The basic goals are:

  • To illustrate how money works,
  • And by comparison how LETS (or other community currencies) work.
  • To get participants at a worksop out of their seats and interacting with each other.

It does this by in turn simulating: Barter; Money and Bank loans; Syphoning of money from a community; and think about community currencies.

What you need

  • Enough 4 x 3 cards for each participant.
  • Enough pencils for each participant.
  • Some large sheets of paper, or a whiteboard
  • Markers for the paper (or whiteboard), make sure they are dry-erase markers in case you use a whiteboard.
  • A chair to stand on, and a loud voice to shout over the rabble.
  • A supply of pennies, other small coins, shells or stones, maybe as many as there are participants.

Stage 1 illustrates Barter, the most primitive of exchange systems

  • Hand out the cards, and pencils
  • Ask the participants to write down on the card, skills they have, or stuff they'd be prepared to barter.
    • In this stage, as in all of the rest, I found it worked best to pull one or two people out of the audience and use them as an example before getting everyone to do it.
    • Be prepared to use this stage to deal with people's self-negating beliefs that they have nothing to offer to the community.
  • Get the participants to wander around the room, introducing themselves, and looking at each other's cards for things they might be interested in Bartering.
  • After a few minutes get the people to sit down, and ask what transactions occured.
  • Typically there will be a few transactions, but few will be able to find matches where each has something the other needs.

Stage 2 illustrates Money and Bank loans

  • Stick up a sheet of paper on a wall and label it "Classifieds"
  • Pick one of the participants from the audience,
  • Pretend to be a bank, and loan him several coins.
  • Ask him what he's looking for - things or services, write it on the board.
  • If someone in the audience can meet that need, then:
    • the first participant should "buy" the good/service from the second,
    • the request should be deleted from the board
    • repeat the process by this person writing down what they need.
  • At this point its useful to draw the audience's attention to the fact that while there is only one unit of money circulating, several transactions have occurred. Its also usefull to explain how governements use control of this "money-supply" to control how fast goods and services circulate.
  • Make several more loans, and allow the audience to interact among themselves.
  • Encourage the audience to use the "Classifieds" board to post hard to find things they want.

Stage 3 illustrates chain-stores and other ways money is drained

  • Pull one of the audience aside,
  • Ask him or her to pretend to be a shop
  • The characteristics of a shop is that it always has whatever someone asks it for
  • The shopkeeper should be meeting people's needs, while accumulating a collection of money.
  • Very quickly as the money supply dries up the flow of other transactions will dry up as well.
  • Stop the game, get the audience to sit down, and ask the audience if they've noticed what has happened, if not then point it out.
  • Find participant one - from the previous stage - ask them to repay the loan. Presuming they can't, reposess their chair (Excuse for gratuitous theatre!)

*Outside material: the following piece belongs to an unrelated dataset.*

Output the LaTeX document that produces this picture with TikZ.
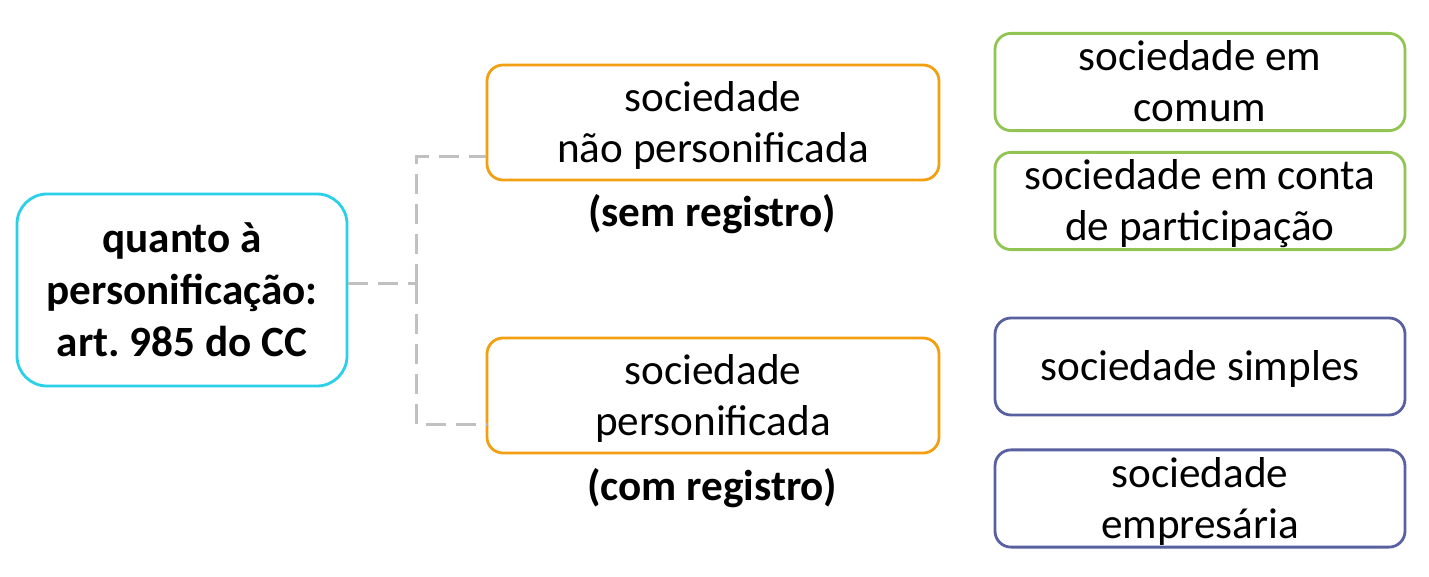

Stage 4 illustrates community currencies

  • Stick some more paper on the wall.
  • Label the sheet "accounts" draw four columns, and label them "From", "To", "Amount", "Good/Service"
  • Find a volunteer, ask them for something they are looking for, and find a match in the audience.
  • Write up a trade on the board - they go in the From column, the match goes in the To column, negotiate an amount (this works fine if the currency is "dollars" but needs a little explaining if it is "hours".
  • Draw attention to what this means, that the first person owes a debt to the community not to the other person, and that the other person is in credit.
  • Ask the first person what they have to offer, and the second what they are looking for, let them record both these trades themselves.
  • Throw it open to the audience to all participate.
  • That's it, now stop the game and move on to discussion.